# Requirement
Give every line back verbatim, dropping all images.

================

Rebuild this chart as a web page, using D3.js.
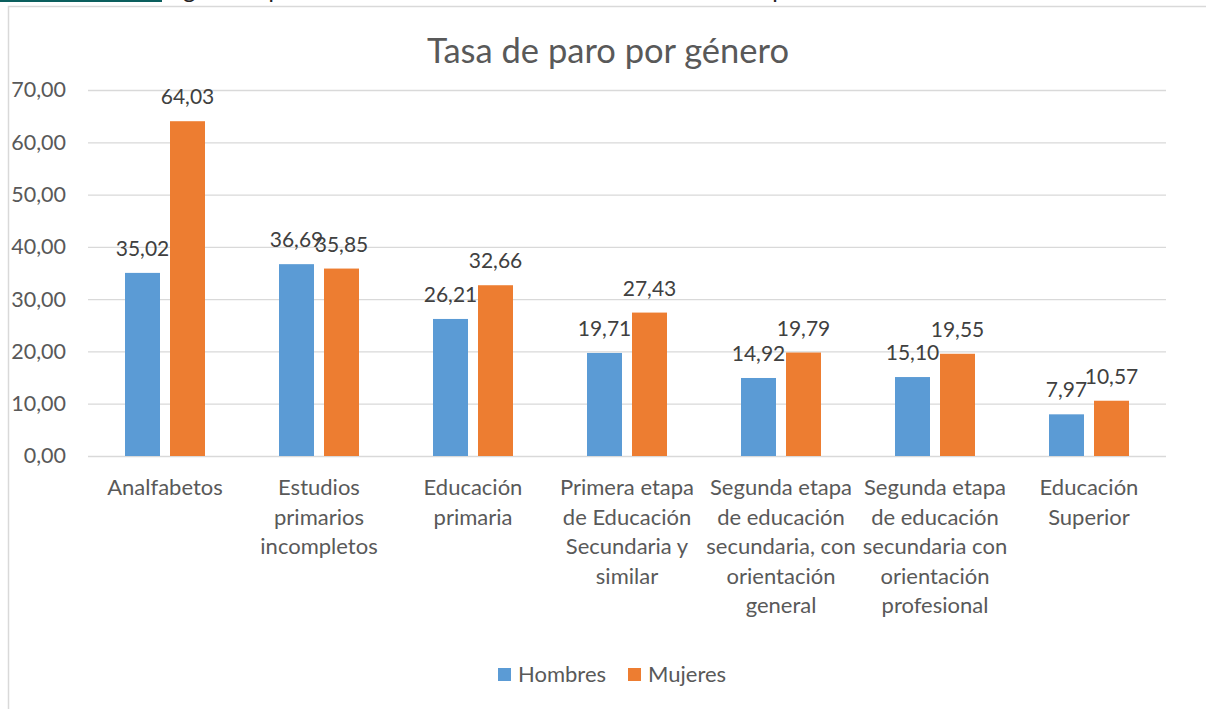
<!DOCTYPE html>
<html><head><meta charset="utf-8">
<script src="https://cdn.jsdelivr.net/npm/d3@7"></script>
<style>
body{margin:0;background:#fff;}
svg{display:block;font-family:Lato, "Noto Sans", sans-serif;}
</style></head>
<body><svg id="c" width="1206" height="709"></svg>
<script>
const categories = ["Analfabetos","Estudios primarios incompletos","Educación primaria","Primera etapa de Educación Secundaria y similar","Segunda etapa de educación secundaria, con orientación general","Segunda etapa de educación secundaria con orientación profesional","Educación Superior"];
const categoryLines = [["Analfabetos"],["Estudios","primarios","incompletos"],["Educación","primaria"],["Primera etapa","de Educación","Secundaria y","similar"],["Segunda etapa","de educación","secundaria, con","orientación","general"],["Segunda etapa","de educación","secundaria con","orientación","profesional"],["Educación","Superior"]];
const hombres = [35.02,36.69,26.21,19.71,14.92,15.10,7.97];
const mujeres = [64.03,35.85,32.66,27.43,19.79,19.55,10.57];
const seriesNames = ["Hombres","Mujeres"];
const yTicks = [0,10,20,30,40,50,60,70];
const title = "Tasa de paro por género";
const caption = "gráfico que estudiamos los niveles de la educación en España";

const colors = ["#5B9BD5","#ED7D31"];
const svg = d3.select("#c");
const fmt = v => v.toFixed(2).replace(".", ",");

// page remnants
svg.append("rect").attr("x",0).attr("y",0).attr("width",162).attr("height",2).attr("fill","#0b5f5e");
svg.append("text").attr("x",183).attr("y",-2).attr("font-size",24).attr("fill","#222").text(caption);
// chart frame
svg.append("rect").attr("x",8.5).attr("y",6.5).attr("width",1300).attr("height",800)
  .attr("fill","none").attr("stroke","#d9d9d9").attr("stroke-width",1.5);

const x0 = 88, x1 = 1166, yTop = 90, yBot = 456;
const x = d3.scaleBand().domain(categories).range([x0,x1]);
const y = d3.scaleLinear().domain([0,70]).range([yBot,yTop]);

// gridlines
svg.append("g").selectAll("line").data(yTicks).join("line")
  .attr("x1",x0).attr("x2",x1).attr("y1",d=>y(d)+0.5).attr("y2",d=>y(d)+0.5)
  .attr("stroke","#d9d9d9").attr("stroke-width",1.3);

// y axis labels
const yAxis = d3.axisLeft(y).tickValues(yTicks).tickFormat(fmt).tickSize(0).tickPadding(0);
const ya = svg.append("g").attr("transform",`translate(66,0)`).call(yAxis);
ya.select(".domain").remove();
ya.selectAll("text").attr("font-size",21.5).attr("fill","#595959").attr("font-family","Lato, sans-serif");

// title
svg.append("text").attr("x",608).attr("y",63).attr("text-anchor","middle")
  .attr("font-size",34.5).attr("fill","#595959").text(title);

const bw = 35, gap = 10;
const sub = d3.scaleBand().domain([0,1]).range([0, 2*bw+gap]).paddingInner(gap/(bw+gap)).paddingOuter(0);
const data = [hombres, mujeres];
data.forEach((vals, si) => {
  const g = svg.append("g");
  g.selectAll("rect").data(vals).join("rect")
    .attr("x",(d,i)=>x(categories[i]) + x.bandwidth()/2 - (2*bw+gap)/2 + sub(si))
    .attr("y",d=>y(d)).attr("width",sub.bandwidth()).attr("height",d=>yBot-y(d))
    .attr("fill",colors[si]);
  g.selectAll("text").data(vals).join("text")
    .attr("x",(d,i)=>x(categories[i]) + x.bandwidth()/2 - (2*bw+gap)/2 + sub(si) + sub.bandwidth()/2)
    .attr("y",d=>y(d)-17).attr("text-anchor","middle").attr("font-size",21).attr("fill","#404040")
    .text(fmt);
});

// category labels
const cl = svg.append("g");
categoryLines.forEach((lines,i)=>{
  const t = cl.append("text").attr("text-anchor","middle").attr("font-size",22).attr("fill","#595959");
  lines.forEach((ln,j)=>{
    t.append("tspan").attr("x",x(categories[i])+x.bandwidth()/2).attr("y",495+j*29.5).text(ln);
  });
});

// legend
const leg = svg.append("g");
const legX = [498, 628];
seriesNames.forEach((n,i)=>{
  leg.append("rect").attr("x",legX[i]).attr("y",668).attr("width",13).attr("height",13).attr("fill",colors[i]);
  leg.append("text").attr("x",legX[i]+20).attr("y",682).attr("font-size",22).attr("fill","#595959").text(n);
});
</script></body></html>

================

# Solution to this task
Rebuild this chart as a web page, using D3.js.
<!DOCTYPE html>
<html><head><meta charset="utf-8">
<script src="https://cdn.jsdelivr.net/npm/d3@7"></script>
<style>
body{margin:0;background:#fff;}
svg{display:block;font-family:Lato, "Noto Sans", sans-serif;}
</style></head>
<body><svg id="c" width="1206" height="709"></svg>
<script>
const categories = ["Analfabetos","Estudios primarios incompletos","Educación primaria","Primera etapa de Educación Secundaria y similar","Segunda etapa de educación secundaria, con orientación general","Segunda etapa de educación secundaria con orientación profesional","Educación Superior"];
const categoryLines = [["Analfabetos"],["Estudios","primarios","incompletos"],["Educación","primaria"],["Primera etapa","de Educación","Secundaria y","similar"],["Segunda etapa","de educación","secundaria, con","orientación","general"],["Segunda etapa","de educación","secundaria con","orientación","profesional"],["Educación","Superior"]];
const hombres = [35.02,36.69,26.21,19.71,14.92,15.10,7.97];
const mujeres = [64.03,35.85,32.66,27.43,19.79,19.55,10.57];
const seriesNames = ["Hombres","Mujeres"];
const yTicks = [0,10,20,30,40,50,60,70];
const title = "Tasa de paro por género";
const caption = "gráfico que estudiamos los niveles de la educación en España";

const colors = ["#5B9BD5","#ED7D31"];
const svg = d3.select("#c");
const fmt = v => v.toFixed(2).replace(".", ",");

// page remnants
svg.append("rect").attr("x",0).attr("y",0).attr("width",162).attr("height",2).attr("fill","#0b5f5e");
svg.append("text").attr("x",183).attr("y",-2).attr("font-size",24).attr("fill","#222").text(caption);
// chart frame
svg.append("rect").attr("x",8.5).attr("y",6.5).attr("width",1300).attr("height",800)
  .attr("fill","none").attr("stroke","#d9d9d9").attr("stroke-width",1.5);

const x0 = 88, x1 = 1166, yTop = 90, yBot = 456;
const x = d3.scaleBand().domain(categories).range([x0,x1]);
const y = d3.scaleLinear().domain([0,70]).range([yBot,yTop]);

// gridlines
svg.append("g").selectAll("line").data(yTicks).join("line")
  .attr("x1",x0).attr("x2",x1).attr("y1",d=>y(d)+0.5).attr("y2",d=>y(d)+0.5)
  .attr("stroke","#d9d9d9").attr("stroke-width",1.3);

// y axis labels
const yAxis = d3.axisLeft(y).tickValues(yTicks).tickFormat(fmt).tickSize(0).tickPadding(0);
const ya = svg.append("g").attr("transform",`translate(66,0)`).call(yAxis);
ya.select(".domain").remove();
ya.selectAll("text").attr("font-size",21.5).attr("fill","#595959").attr("font-family","Lato, sans-serif");

// title
svg.append("text").attr("x",608).attr("y",63).attr("text-anchor","middle")
  .attr("font-size",34.5).attr("fill","#595959").text(title);

const bw = 35, gap = 10;
const sub = d3.scaleBand().domain([0,1]).range([0, 2*bw+gap]).paddingInner(gap/(bw+gap)).paddingOuter(0);
const data = [hombres, mujeres];
data.forEach((vals, si) => {
  const g = svg.append("g");
  g.selectAll("rect").data(vals).join("rect")
    .attr("x",(d,i)=>x(categories[i]) + x.bandwidth()/2 - (2*bw+gap)/2 + sub(si))
    .attr("y",d=>y(d)).attr("width",sub.bandwidth()).attr("height",d=>yBot-y(d))
    .attr("fill",colors[si]);
  g.selectAll("text").data(vals).join("text")
    .attr("x",(d,i)=>x(categories[i]) + x.bandwidth()/2 - (2*bw+gap)/2 + sub(si) + sub.bandwidth()/2)
    .attr("y",d=>y(d)-17).attr("text-anchor","middle").attr("font-size",21).attr("fill","#404040")
    .text(fmt);
});

// category labels
const cl = svg.append("g");
categoryLines.forEach((lines,i)=>{
  const t = cl.append("text").attr("text-anchor","middle").attr("font-size",22).attr("fill","#595959");
  lines.forEach((ln,j)=>{
    t.append("tspan").attr("x",x(categories[i])+x.bandwidth()/2).attr("y",495+j*29.5).text(ln);
  });
});

// legend
const leg = svg.append("g");
const legX = [498, 628];
seriesNames.forEach((n,i)=>{
  leg.append("rect").attr("x",legX[i]).attr("y",668).attr("width",13).attr("height",13).attr("fill",colors[i]);
  leg.append("text").attr("x",legX[i]+20).attr("y",682).attr("font-size",22).attr("fill","#595959").text(n);
});
</script></body></html>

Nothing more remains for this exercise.